Environmental protesters in Seattle seized on Amazon’s annual Prime Day sales event on Tuesday to once again call out the tech giant’s efforts around sustainability.
Groups including Stand.earth and Pacific Environment said in a news release that a protest outside Amazon’s headquarters towers in the Denny Regrade area would include a street “mural” and a 1,200-square-foot banner with the message: “Amazon is going the wrong way on climate.”
Posts on X showed the message stenciled on 6th Avenue and crowds gathered in the street near the Spheres.
Last year, Stand took credit for a similar large and public message to Amazon and CEO Andy Jassy painted across two lanes of 6th Avenue that read: “AMAZON: PRIME POLLUTER. #DELIVER CHANGE.”
The protest Tuesday comes a week after Amazon released its latest sustainability report in which it touted its clean energy accomplishments and said its carbon footprint shrank by 3% last year.

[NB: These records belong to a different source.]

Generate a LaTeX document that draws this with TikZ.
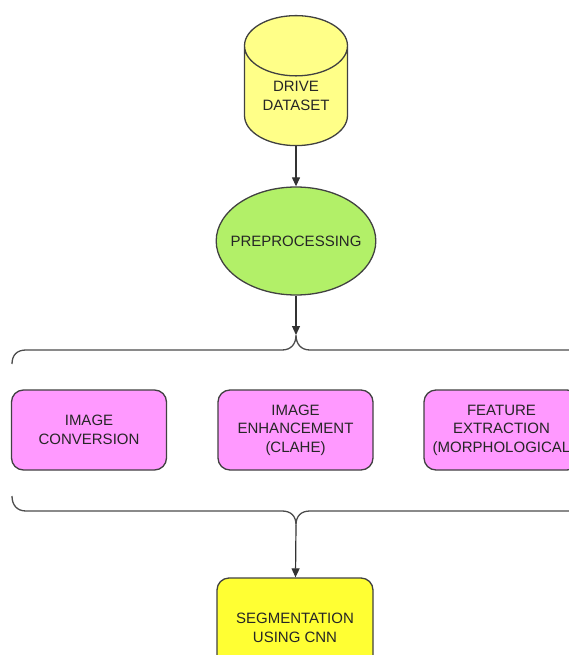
\documentclass[tikz,border=0pt]{standalone}
\usepackage{fontspec}
\setmainfont{Liberation Sans}
\usepackage{tikz}
\usetikzlibrary{arrows.meta, positioning, shapes.geometric}
\usepackage{xcolor}
\definecolor{driveyellow}{RGB}{255, 255, 136}
\definecolor{prepgreen}{RGB}{178, 240, 104}
\definecolor{stagepink}{RGB}{255, 153, 255}
\definecolor{segyellow}{RGB}{255, 255, 51}
\definecolor{edgegray}{RGB}{65, 65, 65}

\begin{document}
\begin{tikzpicture}[
    x=1pt, y=-1pt,
    box/.style={draw=edgegray, line width=1.3pt, align=center, inner sep=0pt,
                font=\fontsize{15}{18.5}\selectfont, text=black!85},
    store/.style={box, cylinder, shape border rotate=90, aspect=0.9,
                  fill=driveyellow, minimum width=103, minimum height=130},
    prep/.style={box, ellipse, fill=prepgreen, inner xsep=-9pt,
                 minimum width=156, minimum height=108},
    stage/.style={box, rounded corners=12pt, fill=stagepink,
                  minimum width=155, minimum height=80},
    segbox/.style={box, rounded corners=12pt, fill=segyellow,
                   minimum width=156, minimum height=100},
    brace/.style={draw=black!70, line width=1.3pt},
    arrow/.style={-{Triangle[length=9pt, width=8pt]}, line width=1.2pt, black!80},
  ]
    \useasboundingbox (0,0) rectangle (569,655);
    \clip (0,0) rectangle (569,655);

    % Dataset
    \node[store] (drive) at (296,96) {DRIVE\\DATASET};

    % Preprocessing
    \node[prep] (pre) at (296,241) {PREPROCESSING};

    % Stages
    \node[stage] (conv) at (89,430) {IMAGE\\CONVERSION};
    \node[stage] (enh) at (295.5,430) {IMAGE\\ENHANCEMENT\\(CLAHE)};
    \node[stage] (feat) at (501.5,430) {FEATURE\\EXTRACTION\\(MORPHOLOGICAL};

    % Segmentation
    \node[segbox] (seg) at (295,628) {SEGMENTATION\\USING CNN};

    % Braces
    \coordinate (topcusp) at (296,335);
    \coordinate (botcusp) at (296,525);
    \draw[brace] (12,364) .. controls (12,355) and (17,350) .. (26,350) -- (282,350)
      .. controls (291,350) and (296,344) .. (topcusp)
      .. controls (296,344) and (301,350) .. (310,350) -- (580,350);
    \draw[brace] (12,496) .. controls (12,505) and (17,511) .. (26,511) -- (282,511)
      .. controls (291,511) and (296,516) .. (botcusp)
      .. controls (296,516) and (301,511) .. (310,511) -- (580,511);

    % Arrows
    \draw[arrow] (drive) -- (pre);
    \draw[arrow] (pre) -- (topcusp);
    \draw[arrow] (botcusp) -- (seg);
  \end{tikzpicture}
\end{document}
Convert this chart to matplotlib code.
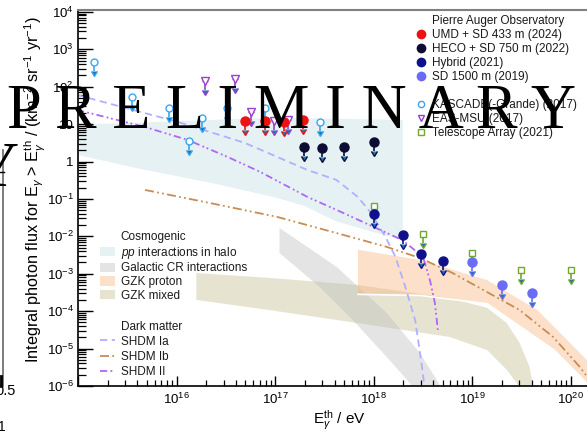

Stand, which targets Amazon for its delivery related emissions, said Amazon’s report found the company’s Scope 1 emissions, which includes transportation, grew 7% year-over-year to 14.27 million metric tons CO2e. And the group said that since announcing its Climate Pledge in 2019 — to be net-zero carbon by 2040 — Amazon has expanded its Scope 1 emissions at a compound annual growth rate of 25.5%.

The group Amazon Employees for Climate Justice also called out the tech giant last week and said Amazon was “distorting the truth” with its claim that it met its goal of achieving 100% renewable energy seven years early.
Stand said Tuesday it would attempt to deliver a letter to Jassy outlining steps the company needs to take “to correct course and align with the latest science on climate change.”
Update: Amazon spokesperson Steve Kelly provided the following statement to GeekWire via email:
“The groups protesting today are wrong about the facts and our sustainability efforts, and lack a basic understanding of our operations generally. The fact is, there are few companies that are making the progress we are to become more sustainable — which is keeping us on track to be net-zero carbon across all of our operations by 2040. Just last week, we announced that we now have more than 24,000 electric delivery vans on the road around the world, that we reached our goal of 100% renewable energy seven years early, and that we’ve removed 95% of plastic air pillows from our delivery packaging in North America — which means nearly all or our customer deliveries for Prime Day won’t contain plastic air pillows. We’ll continue to invent and build advanced systems, tools, and solutions to drive our net-zero path forward, and deliver for our customers, partners, and the planet.”
The two-day Prime Day event is expected to drive record-setting online sales this week in the U.S.
Jassy posted a link to an Amazon live blog promoting some of the company’s “millions of amazing deals” for Prime members.